Ed Dodson responding...

Robin Hanson wrote:

> Fabio Rojas wrote:
> What are the big unsolved puzzles of economic empirical research?

Robin hanson responded:

>  2) Why are some nations rich and others poor?

> Fabio: Are you claiming that we have little or no knowledge about this topic?
>
> Robin: No, just that the topic is terribly important.
>

Ed Dodson here:
Economists, as economists, have sidestepped the "ought" questions that the
political economists as moral philosophers investigated. I believe this goes
back to the origin of economics as the science of how to allocate scarce
resources, financed by a German government interested in how to maximize the
output of capital goods capable of meeting output demands of the military. Many
of the first generation of economists studied in Germany and returned to England
and the U.S. to employ the same means of analysis. Political economy was,
subsequently, divided into specialized fields of study -- economics, political
science, sociology, moral philosophy, history, constitutional law -- each with
its own developing terminolgy and methods of investigation that inhibited an
interdisciplinary treatment of the relationship between socio-political
arrangements and institutions and the functioning of markets.
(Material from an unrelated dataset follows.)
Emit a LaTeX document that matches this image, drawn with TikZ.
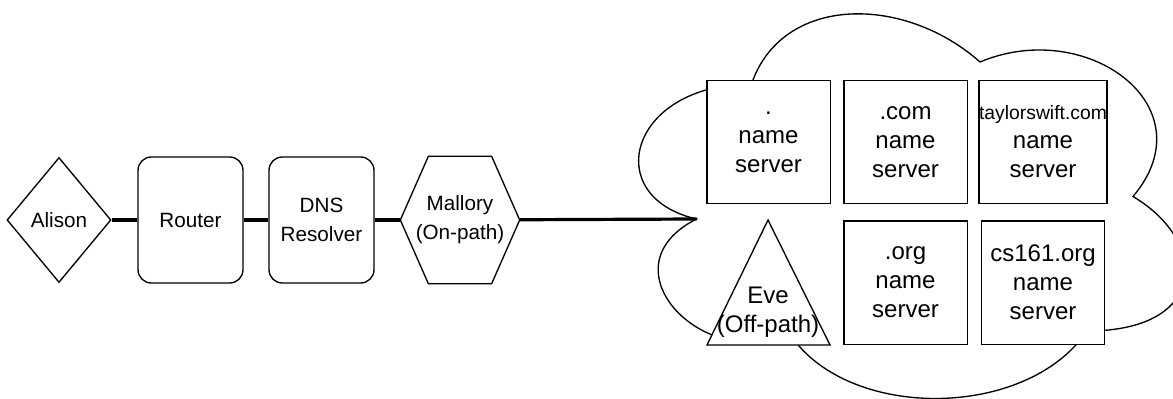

One common denominator of all societies is the existence of poverty. The
capacity to produce almost unlimited quantities and varieties of goods has not
ended poverty. There is no full employment society in the world. The question
political economists would ask is why this is so and what measures --
socio-political, cultural, institutional, and otherwise -- are required to make
it possible for all persons in every society to have access to the "goods" that
make for a decent human existence. The economist risks professional isolation by
engaging in such discussions where the simplicity of mathematical complexity
cannot serve to obfuscate common sense and moral principle.